The district court said the regulations failed that test because they didn't serve a compelling state interest sufficient to override the burden they placed on religious pharmacists. Waggoner points out that Planned Parenthood, an intervener in the suit, couldn't produce one woman who had been unable to obtain Plan B due to a pharmacist's objection.

Not everyone agrees that the regulation runs afoul of employees' rights to free exercise of religion. In his dissent from the 9th Circuit's decision, Judge Wallace Tashima compared the pharmacy
regulations to a Florida law banning animal sacrifice.
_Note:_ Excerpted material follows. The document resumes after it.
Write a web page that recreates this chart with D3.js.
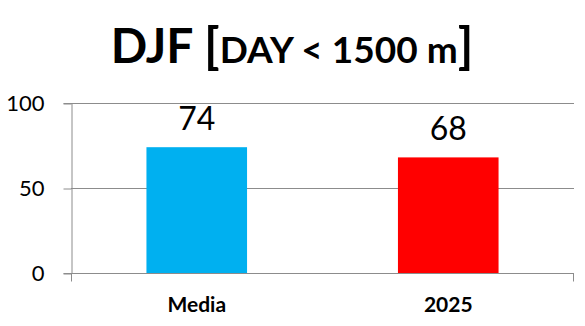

The U.S. Supreme Court upheld the law in Church of the Lukumi Babalu Aye v. City of Hialeah because it regulated conduct rather than religious belief and was written in a manner that was neutral with regard to the religious motivation for the conduct. “Judge Tashima's dissent got it absolutely right,” says Gretchen Borchelt, senior counsel at the National Women's Law Center, which advocates for policies that protect access to contraceptives. “The law is facially neutral, generally applicable and serves a legitimate purpose of ensuring patient access to lawful medication.”

Employer Conflict
Beyond the debate about employees' free exercise rights, opponents of the Washington law say it presents a different legal problem for employers–a potential conflict with federal anti-discrimination laws. Title VII requires employers to make “reasonable accommodations” for employees' sincerely held religious beliefs insofar as such accommodations do not pose an undue hardship to the employer.
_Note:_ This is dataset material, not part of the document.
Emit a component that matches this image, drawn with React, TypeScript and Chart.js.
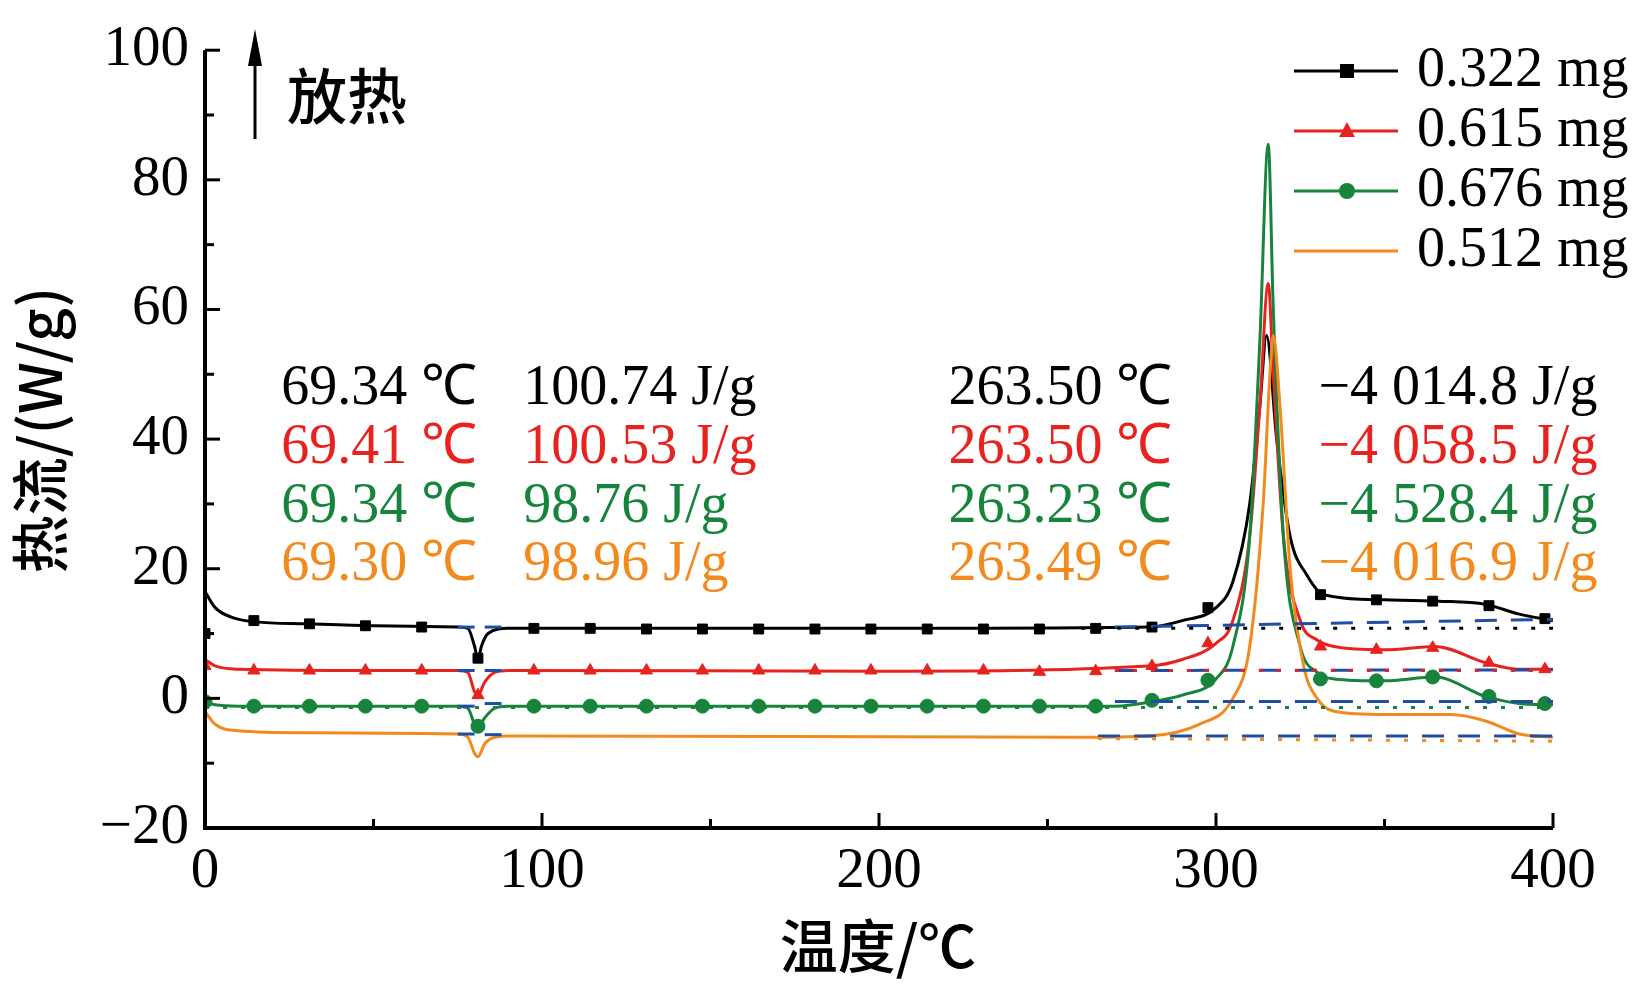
import React, { useEffect, useRef } from "react";
import { Chart, registerables } from "chart.js";
Chart.register(...registerables);

const BLACK = "#000000", RED = "#e8231f", GREEN = "#17843c", ORANGE = "#f28a1e", BLUE = "#1f4ea3";
const seriesNames = ["0.322 mg", "0.615 mg", "0.676 mg", "0.512 mg"];
const colors = [BLACK, RED, GREEN, ORANGE];
const markerStyles = ["rect", "triangle", "circle", false] as const;

const blackX = [0, 3, 8, 15, 30, 50, 75, 78, 80, 81, 82, 84, 90, 100, 200, 280, 290, 300, 305, 310, 313, 315, 318, 322, 327, 332, 350, 366, 380, 390, 400];
const blackY = [16.5, 14, 12.5, 11.8, 11.5, 11.2, 11, 10.8, 8, 6, 8, 10, 10.8, 10.8, 10.8, 11, 12, 14, 18, 30, 45, 56, 40, 25, 19, 16, 15.2, 15, 14.5, 13, 12];
const redX = [0, 3, 10, 50, 75, 78, 80, 81, 83, 86, 90, 200, 280, 290, 300, 305, 310, 313, 315.5, 317, 320, 325, 330, 335, 350, 365, 380, 390, 400];
const redY = [6, 5, 4.5, 4.3, 4.3, 4, 1, 0.5, 2.5, 4, 4.3, 4.2, 5, 6, 8.5, 12, 25, 45, 64, 50, 25, 12, 9, 8, 7.5, 8, 5.5, 4.5, 4.5];
const greenX = [0, 3, 10, 50, 75, 78, 80, 81, 83, 86, 90, 200, 270, 283, 290, 300, 305, 310, 313, 315.5, 317, 320, 325, 330, 335, 350, 365, 380, 390, 400];
const greenY = [-0.5, -1, -1.2, -1.2, -1.2, -1.5, -4, -4.5, -3, -1.5, -1.2, -1.2, -1.2, -0.3, 0.5, 3, 8, 25, 55, 85.5, 60, 25, 8, 4, 3, 2.7, 3.3, 0.3, -0.8, -1];
const orangeX = [0, 3, 10, 30, 75, 78, 80, 81, 83, 86, 90, 260, 280, 295, 305, 310, 314, 316, 317, 319, 322, 326, 330, 335, 350, 370, 380, 390, 400];
const orangeY = [-2, -4, -5, -5.3, -5.5, -6, -8.5, -9, -7, -6, -5.8, -6, -5.8, -4, 0, 8, 30, 50, 56, 45, 20, 5, 0, -2, -2.5, -2.5, -3.5, -5.5, -6];

const markerX = [0, 14.5, 31, 47.6, 64.3, 81, 97.6, 114.3, 131, 147.6, 164.3, 181, 197.6, 214.3, 231, 247.6, 264.3, 281, 297.6, 331, 347.6, 364.3, 381, 397.6];
const blackM = [10, 12, 11.5, 11.2, 11, 6.2, 10.8, 10.8, 10.7, 10.7, 10.7, 10.7, 10.7, 10.7, 10.7, 10.7, 10.8, 11, 14, 16, 15.2, 15, 14.3, 12.3];
const redM = [5, 4.3, 4.3, 4.3, 4.3, 0.5, 4.3, 4.3, 4.3, 4.3, 4.3, 4.3, 4.3, 4.3, 4.3, 4.1, 4.2, 5, 8.5, 8, 7.5, 7.8, 5.5, 4.5];
const greenM = [-0.5, -1.2, -1.2, -1.2, -1.2, -4.3, -1.2, -1.2, -1.2, -1.2, -1.2, -1.2, -1.2, -1.2, -1.2, -1.2, -1.2, -0.3, 2.8, 3, 2.7, 3.3, 0.3, -0.8];

// baselines: [x1, y1, x2, y2]
const blueDash = [[75, 11, 80, 11], [83, 11, 88, 11], [270, 11, 400, 12.2], [75, 4.3, 80, 4.3], [83, 4.3, 88, 4.3], [270, 4.3, 400, 4.4],
  [75, -1.2, 80, -1.2], [83, -0.8, 88, -0.8], [270, -0.5, 400, -0.5], [75, -5.5, 80, -5.5], [83, -5.6, 88, -5.6], [265, -5.8, 400, -5.8]];
const dotLines = [[260, 10.8, 400, 10.8, BLACK], [270, 4.3, 400, 4.3, RED], [0, -1.4, 400, -1.4, GREEN], [265, -6.2, 400, -6.6, ORANGE]];

const annRows = [47.7, 38.6, 29.5, 20.5];
const annTemp1 = ["69.34 ℃", "69.41 ℃", "69.34 ℃", "69.30 ℃"];
const annEnth1 = ["100.74 J/g", "100.53 J/g", "98.76 J/g", "98.96 J/g"];
const annTemp2 = ["263.50 ℃", "263.50 ℃", "263.23 ℃", "263.49 ℃"];
const annEnth2 = ["−4 014.8 J/g", "−4 058.5 J/g", "−4 528.4 J/g", "−4 016.9 J/g"];
const annX = [22.6, 94.4, 220.6, 330.4];

const FONT = "'Liberation Serif', serif";
const CJK = "'Noto Sans CJK SC', sans-serif";

const toPts = (xs: number[], ys: number[]) => xs.map((x, i) => ({ x, y: ys[i] }));

export default function App() {
  const ref = useRef<HTMLCanvasElement>(null);
  useEffect(() => {
    document.body.style.margin = "0";
    const curves = [toPts(blackX, blackY), toPts(redX, redY), toPts(greenX, greenY), toPts(orangeX, orangeY)];
    const marks = [toPts(markerX, blackM), toPts(markerX, redM), toPts(markerX, greenM)];
    const datasets: any[] = [];
    curves.forEach((d, i) => datasets.push({ data: d, showLine: true, borderColor: colors[i], borderWidth: 3, pointRadius: 0, cubicInterpolationMode: "monotone", order: 10 - i }));
    marks.forEach((d, i) => datasets.push({ data: d, showLine: false, pointStyle: markerStyles[i], pointRadius: 7, backgroundColor: colors[i], borderColor: colors[i], order: 10 - i }));

    const overlay = {
      id: "overlay",
      afterDatasetsDraw(chart: any) {
        const { ctx, scales: { x, y }, chartArea: a } = chart;
        ctx.save();
        ctx.lineWidth = 3;
        ctx.strokeStyle = BLUE; ctx.setLineDash([22, 14]);
        blueDash.forEach(([x1, y1, x2, y2]) => { ctx.beginPath(); ctx.moveTo(x.getPixelForValue(x1), y.getPixelForValue(y1)); ctx.lineTo(x.getPixelForValue(x2), y.getPixelForValue(y2)); ctx.stroke(); });
        ctx.setLineDash([4, 14]);
        dotLines.forEach(([x1, y1, x2, y2, c]: any) => { ctx.strokeStyle = c; ctx.beginPath(); ctx.moveTo(x.getPixelForValue(x1), y.getPixelForValue(y1)); ctx.lineTo(x.getPixelForValue(x2), y.getPixelForValue(y2)); ctx.stroke(); });
        ctx.setLineDash([]);
        ctx.strokeStyle = "#000"; ctx.lineWidth = 3;
        for (let v = -20; v <= 100; v += 10) {
          const py = y.getPixelForValue(v); const len = v % 20 === 0 ? 15 : 9;
          ctx.beginPath(); ctx.moveTo(a.left, py); ctx.lineTo(a.left + len, py); ctx.stroke();
        }
        for (let v = 0; v <= 400; v += 50) {
          const px = x.getPixelForValue(v); const len = v % 100 === 0 ? 15 : 9;
          ctx.beginPath(); ctx.moveTo(px, a.bottom); ctx.lineTo(px, a.bottom - len); ctx.stroke();
        }
        ctx.lineWidth = 4;
        ctx.beginPath(); ctx.moveTo(a.left, a.top); ctx.lineTo(a.left, a.bottom); ctx.lineTo(a.right, a.bottom); ctx.stroke();
        ctx.font = `56px ${FONT}`; ctx.textBaseline = "middle"; ctx.textAlign = "left";
        [annTemp1, annEnth1, annTemp2, annEnth2].forEach((col, c) => col.forEach((t, r) => {
          ctx.fillStyle = colors[r]; ctx.fillText(t, x.getPixelForValue(annX[c]), y.getPixelForValue(annRows[r]));
        }));
        seriesNames.forEach((n, i) => {
          const ly = 71 + i * 60;
          ctx.strokeStyle = colors[i]; ctx.lineWidth = 3;
          ctx.beginPath(); ctx.moveTo(1294, ly); ctx.lineTo(1398, ly); ctx.stroke();
          ctx.fillStyle = colors[i];
          const s = markerStyles[i];
          if (s === "rect") ctx.fillRect(1340, ly - 7, 14, 14);
          else if (s === "triangle") { ctx.beginPath(); ctx.moveTo(1347, ly - 9); ctx.lineTo(1355, ly + 6); ctx.lineTo(1339, ly + 6); ctx.fill(); }
          else if (s === "circle") { ctx.beginPath(); ctx.arc(1347, ly, 8, 0, Math.PI * 2); ctx.fill(); }
          ctx.fillStyle = "#000"; ctx.font = `56px ${FONT}`; ctx.fillText(n, 1417, ly);
        });
        ctx.strokeStyle = "#000"; ctx.lineWidth = 3;
        ctx.beginPath(); ctx.moveTo(255, 139); ctx.lineTo(255, 45); ctx.stroke();
        ctx.beginPath(); ctx.moveTo(248, 66); ctx.lineTo(255, 29); ctx.lineTo(262, 66); ctx.closePath(); ctx.fillStyle = "#000"; ctx.fill();
        ctx.font = `500 60px ${CJK}`; ctx.fillText("放热", 287, 96);
        ctx.textAlign = "center";
        ctx.font = `500 58px ${CJK}`;
        ctx.fillText("温度/℃", 878, 946);
        ctx.save(); ctx.translate(40, 430); ctx.rotate(-Math.PI / 2);
        ctx.fillText("热流/(W/g)", 0, 0); ctx.restore();
        ctx.restore();
      },
    };

    const chart = new Chart(ref.current!, {
      type: "scatter",
      data: { datasets },
      options: {
        animation: false, responsive: false, devicePixelRatio: 1,
        layout: { padding: { left: 0, top: 28, right: 81, bottom: 0 } },
        plugins: { legend: { display: false }, tooltip: { enabled: false } },
        scales: {
          x: { type: "linear", min: 0, max: 400, grid: { display: false, drawTicks: false }, border: { display: false },
            ticks: { stepSize: 100, color: "#000", font: { family: FONT, size: 57 }, padding: 10 },
            afterFit: (s: any) => { s.height = 160; } },
          y: { min: -20, max: 100, grid: { display: false, drawTicks: false }, border: { display: false },
            ticks: { stepSize: 20, color: "#000", font: { family: FONT, size: 57 }, padding: 16,
              callback: (v: any) => (v < 0 ? "−" + Math.abs(v) : String(v)) },
            afterFit: (s: any) => { s.width = 205; } },
        },
      },
      plugins: [overlay],
    });
    return () => chart.destroy();
  }, []);
  return <canvas ref={ref} width={1634} height={988} style={{ display: "block" }} />;
}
“Allowing pharmacists to refer the customer to another pharmacy was an accommodation that was already working,” says Casey Mattox, counsel for the Center for Law & Religious Freedom, which filed an amicus brief in Stormans. “Now the state comes in and says you have to deny any accommodation. It creates a conflict between state and federal law that employers have to be
cautious about.”

That potential conflict played a part in a similar case arising from an Illinois statute that required pharmacies to fill contraceptive prescriptions. In Menges v. Blagojevich, which was eventually
settled, an Illinois district court noted that the fact that an employer offered an accommodation in the past is strong evidence that that accommodation is indeed reasonable.
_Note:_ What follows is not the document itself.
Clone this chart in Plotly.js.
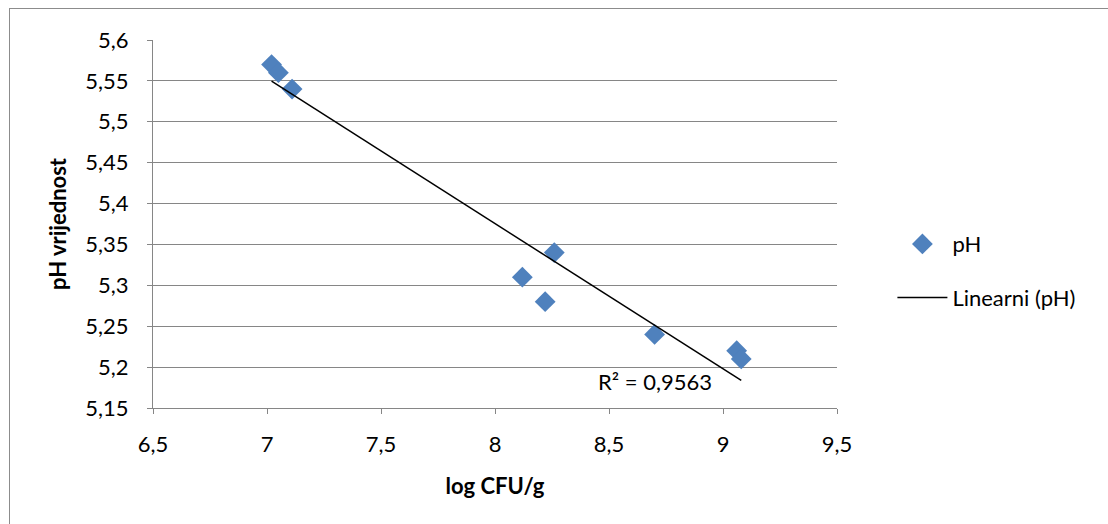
<!DOCTYPE html>
<html><head><meta charset="utf-8">
<script src="https://cdn.plot.ly/plotly-3.0.1.min.js"></script>
<style>
html,body{margin:0;padding:0;background:#fff;}
#frame{position:absolute;left:9px;top:8px;width:1110px;height:530px;border:1px solid #8c8c8c;box-sizing:border-box;}
#chart{position:absolute;left:0;top:0;width:1108px;height:524px;}
</style></head>
<body>
<div id="frame"></div>
<div id="chart"></div>
<script>
const logCFU = [7.02, 7.05, 7.11, 8.12, 8.22, 8.26, 8.70, 9.06, 9.08];
const pH = [5.57, 5.56, 5.54, 5.31, 5.28, 5.34, 5.24, 5.22, 5.21];
const xTicks = [6.5, 7, 7.5, 8, 8.5, 9, 9.5];
const xTickLabels = ['6,5', '7', '7,5', '8', '8,5', '9', '9,5'];
const yTicks = [5.15, 5.2, 5.25, 5.3, 5.35, 5.4, 5.45, 5.5, 5.55, 5.6];
const yTickLabels = ['5,15', '5,2', '5,25', '5,3', '5,35', '5,4', '5,45', '5,5', '5,55', '5,6'];
const r2Label = 'R² = 0,9563';

// least squares trendline
const n = logCFU.length;
const mx = logCFU.reduce((a,b)=>a+b,0)/n;
const my = pH.reduce((a,b)=>a+b,0)/n;
let sxy=0, sxx=0;
for (let i=0;i<n;i++){ sxy += (logCFU[i]-mx)*(pH[i]-my); sxx += (logCFU[i]-mx)**2; }
const slope = sxy/sxx, icpt = my - slope*mx;
const xmin = Math.min(...logCFU), xmax = Math.max(...logCFU);
const trendX = [xmin, xmax];
const trendY = trendX.map(x => icpt + slope*x);

const font = "Lato, 'Open Sans', sans-serif";
const FS = 22;
const data = [
  {x: logCFU, y: pH, mode: 'markers', type: 'scatter', name: 'pH', legendgroup: 'a',
   marker: {symbol: 'diamond', size: 16, color: '#4F81BD', line: {width: 0}}},
  {x: trendX, y: trendY, mode: 'lines', type: 'scatter', name: 'Linearni (pH)', legendgroup: 'b',
   line: {color: '#000000', width: 1.5}}
];
const layout = {
  width: 1108, height: 524,
  margin: {l: 153, r: 271, t: 40, b: 116},
  paper_bgcolor: 'rgba(0,0,0,0)', plot_bgcolor: '#fff',
  font: {family: font, size: FS, color: '#000'},
  showlegend: true,
  legend: {x: 1.081, y: 0.372, xanchor: 'left', yanchor: 'middle', traceorder: 'grouped', tracegroupgap: 22,
    font: {family: font, size: FS, color: '#000'}, itemwidth: 50, bgcolor: 'rgba(0,0,0,0)'},
  xaxis: {range: [6.5, 9.5], tickvals: xTicks, ticktext: xTickLabels, showgrid: false, zeroline: false,
    showline: true, linecolor: '#868686', linewidth: 1, ticks: 'outside', ticklen: 5, tickcolor: '#868686',
    ticklabelstandoff: 12,
    tickfont: {family: font, size: FS}, title: {text: '<b>log CFU/g</b>', font: {family: font, size: FS}, standoff: 22}},
  yaxis: {range: [5.15, 5.6], tickvals: yTicks, ticktext: yTickLabels, showgrid: true, gridcolor: '#868686', gridwidth: 1, zeroline: false,
    showline: true, linecolor: '#868686', linewidth: 1, ticks: 'outside', ticklen: 5, tickcolor: '#868686',
    ticklabelstandoff: 14,
    tickfont: {family: font, size: FS}, title: {text: '<b>pH vrijednost</b>', font: {family: font, size: FS}, standoff: 12}},
  annotations: [{x: 8.70, y: 5.1818, xref: 'x', yref: 'y', text: r2Label, showarrow: false, font: {family: font, size: FS, color: '#000'}, xanchor: 'center', yanchor: 'middle'}]
};
Plotly.newPlot('chart', data, layout, {displayModeBar: false, staticPlot: true});
</script>
</body></html>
Meanwhile most large pharmacy chains have created internal policies that allow religious objectors to refuse to dispense drugs to which they object if another pharmacist is on hand to fill the prescription–something that the Washington law does not prohibit. Still, such an accommodation isn't possible for smaller stores which typically employ only one pharmacist at a time. That's the precise situation that led to Stormans v. Selecky.

At press time, the state's appeal of the injunction was pending.